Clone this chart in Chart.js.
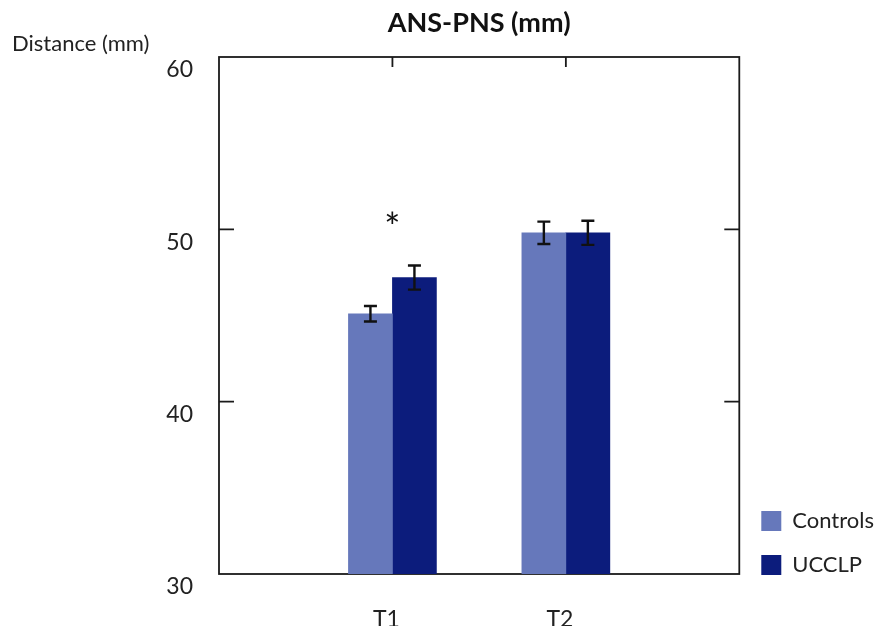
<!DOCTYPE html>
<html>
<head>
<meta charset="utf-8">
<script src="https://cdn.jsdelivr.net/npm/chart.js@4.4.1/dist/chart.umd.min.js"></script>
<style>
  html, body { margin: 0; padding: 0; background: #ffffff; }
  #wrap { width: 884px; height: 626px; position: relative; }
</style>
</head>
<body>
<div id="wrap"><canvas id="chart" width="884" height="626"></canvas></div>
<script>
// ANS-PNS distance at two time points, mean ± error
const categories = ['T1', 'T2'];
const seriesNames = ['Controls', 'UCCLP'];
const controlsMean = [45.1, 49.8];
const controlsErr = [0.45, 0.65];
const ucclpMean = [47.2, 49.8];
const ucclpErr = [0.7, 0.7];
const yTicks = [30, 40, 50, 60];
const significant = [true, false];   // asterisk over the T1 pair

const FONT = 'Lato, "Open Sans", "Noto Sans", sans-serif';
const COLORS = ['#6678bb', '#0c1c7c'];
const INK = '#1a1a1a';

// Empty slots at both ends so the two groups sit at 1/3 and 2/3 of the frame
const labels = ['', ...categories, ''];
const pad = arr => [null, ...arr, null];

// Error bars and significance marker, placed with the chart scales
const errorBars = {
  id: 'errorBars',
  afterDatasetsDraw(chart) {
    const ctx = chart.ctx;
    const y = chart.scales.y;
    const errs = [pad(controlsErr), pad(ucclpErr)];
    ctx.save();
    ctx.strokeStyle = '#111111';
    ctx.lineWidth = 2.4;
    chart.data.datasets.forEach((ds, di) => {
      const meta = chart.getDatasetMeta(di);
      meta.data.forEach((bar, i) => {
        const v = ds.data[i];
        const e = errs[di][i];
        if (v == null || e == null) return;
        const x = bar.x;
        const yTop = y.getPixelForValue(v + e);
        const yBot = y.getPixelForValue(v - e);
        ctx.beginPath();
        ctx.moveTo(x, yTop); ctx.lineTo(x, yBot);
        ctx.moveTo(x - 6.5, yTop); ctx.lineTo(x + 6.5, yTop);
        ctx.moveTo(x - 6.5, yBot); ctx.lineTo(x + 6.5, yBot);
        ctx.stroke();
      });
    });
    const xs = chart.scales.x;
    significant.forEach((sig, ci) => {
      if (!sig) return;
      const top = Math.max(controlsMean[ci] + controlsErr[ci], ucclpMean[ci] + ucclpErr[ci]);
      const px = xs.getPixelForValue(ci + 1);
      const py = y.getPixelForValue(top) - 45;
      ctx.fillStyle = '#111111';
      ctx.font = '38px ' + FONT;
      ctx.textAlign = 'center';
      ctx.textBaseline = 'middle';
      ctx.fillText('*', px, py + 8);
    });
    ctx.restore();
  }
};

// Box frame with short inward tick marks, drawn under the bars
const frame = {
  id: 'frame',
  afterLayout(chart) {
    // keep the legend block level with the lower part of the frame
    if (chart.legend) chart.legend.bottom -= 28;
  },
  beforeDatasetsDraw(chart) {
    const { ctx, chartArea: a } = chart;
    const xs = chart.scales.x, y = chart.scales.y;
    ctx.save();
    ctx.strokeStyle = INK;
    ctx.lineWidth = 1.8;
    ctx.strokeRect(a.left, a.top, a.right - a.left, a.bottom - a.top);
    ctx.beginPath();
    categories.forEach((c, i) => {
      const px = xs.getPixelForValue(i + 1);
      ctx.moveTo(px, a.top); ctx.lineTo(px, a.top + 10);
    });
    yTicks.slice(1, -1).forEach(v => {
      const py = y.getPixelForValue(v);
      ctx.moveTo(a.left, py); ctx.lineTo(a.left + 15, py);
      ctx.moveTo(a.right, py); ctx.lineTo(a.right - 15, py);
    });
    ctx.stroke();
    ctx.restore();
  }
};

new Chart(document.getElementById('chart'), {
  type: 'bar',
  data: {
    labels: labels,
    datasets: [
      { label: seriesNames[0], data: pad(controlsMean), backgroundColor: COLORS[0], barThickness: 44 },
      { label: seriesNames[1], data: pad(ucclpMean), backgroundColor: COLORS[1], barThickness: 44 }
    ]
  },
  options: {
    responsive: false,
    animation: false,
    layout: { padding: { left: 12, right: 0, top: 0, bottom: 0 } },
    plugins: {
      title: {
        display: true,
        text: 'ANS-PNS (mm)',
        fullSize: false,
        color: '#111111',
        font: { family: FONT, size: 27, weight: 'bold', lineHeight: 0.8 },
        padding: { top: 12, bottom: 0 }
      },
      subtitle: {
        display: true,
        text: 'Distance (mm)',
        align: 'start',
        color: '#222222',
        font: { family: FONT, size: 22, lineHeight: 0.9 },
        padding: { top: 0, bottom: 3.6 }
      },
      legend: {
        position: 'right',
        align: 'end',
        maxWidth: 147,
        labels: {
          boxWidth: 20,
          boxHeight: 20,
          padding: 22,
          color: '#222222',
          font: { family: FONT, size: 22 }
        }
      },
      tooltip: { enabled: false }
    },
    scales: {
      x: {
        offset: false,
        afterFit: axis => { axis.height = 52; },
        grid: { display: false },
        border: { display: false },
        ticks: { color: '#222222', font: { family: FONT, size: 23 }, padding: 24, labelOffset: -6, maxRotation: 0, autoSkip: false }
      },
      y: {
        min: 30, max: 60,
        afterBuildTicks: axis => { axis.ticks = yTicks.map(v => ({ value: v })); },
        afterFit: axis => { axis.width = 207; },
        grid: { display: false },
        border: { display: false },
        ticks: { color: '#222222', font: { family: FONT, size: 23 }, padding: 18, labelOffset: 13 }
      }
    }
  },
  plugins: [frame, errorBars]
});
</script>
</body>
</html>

#####

Leave out the pictures, then repeat the listing above exactly from its first line to the line with "const pad = arr => [null, ...arr, null];", inclusive.

(SOLUTION FOR THIS EXERCISE)
Clone this chart in Chart.js.
<!DOCTYPE html>
<html>
<head>
<meta charset="utf-8">
<script src="https://cdn.jsdelivr.net/npm/chart.js@4.4.1/dist/chart.umd.min.js"></script>
<style>
  html, body { margin: 0; padding: 0; background: #ffffff; }
  #wrap { width: 884px; height: 626px; position: relative; }
</style>
</head>
<body>
<div id="wrap"><canvas id="chart" width="884" height="626"></canvas></div>
<script>
// ANS-PNS distance at two time points, mean ± error
const categories = ['T1', 'T2'];
const seriesNames = ['Controls', 'UCCLP'];
const controlsMean = [45.1, 49.8];
const controlsErr = [0.45, 0.65];
const ucclpMean = [47.2, 49.8];
const ucclpErr = [0.7, 0.7];
const yTicks = [30, 40, 50, 60];
const significant = [true, false];   // asterisk over the T1 pair

const FONT = 'Lato, "Open Sans", "Noto Sans", sans-serif';
const COLORS = ['#6678bb', '#0c1c7c'];
const INK = '#1a1a1a';

// Empty slots at both ends so the two groups sit at 1/3 and 2/3 of the frame
const labels = ['', ...categories, ''];
const pad = arr => [null, ...arr, null];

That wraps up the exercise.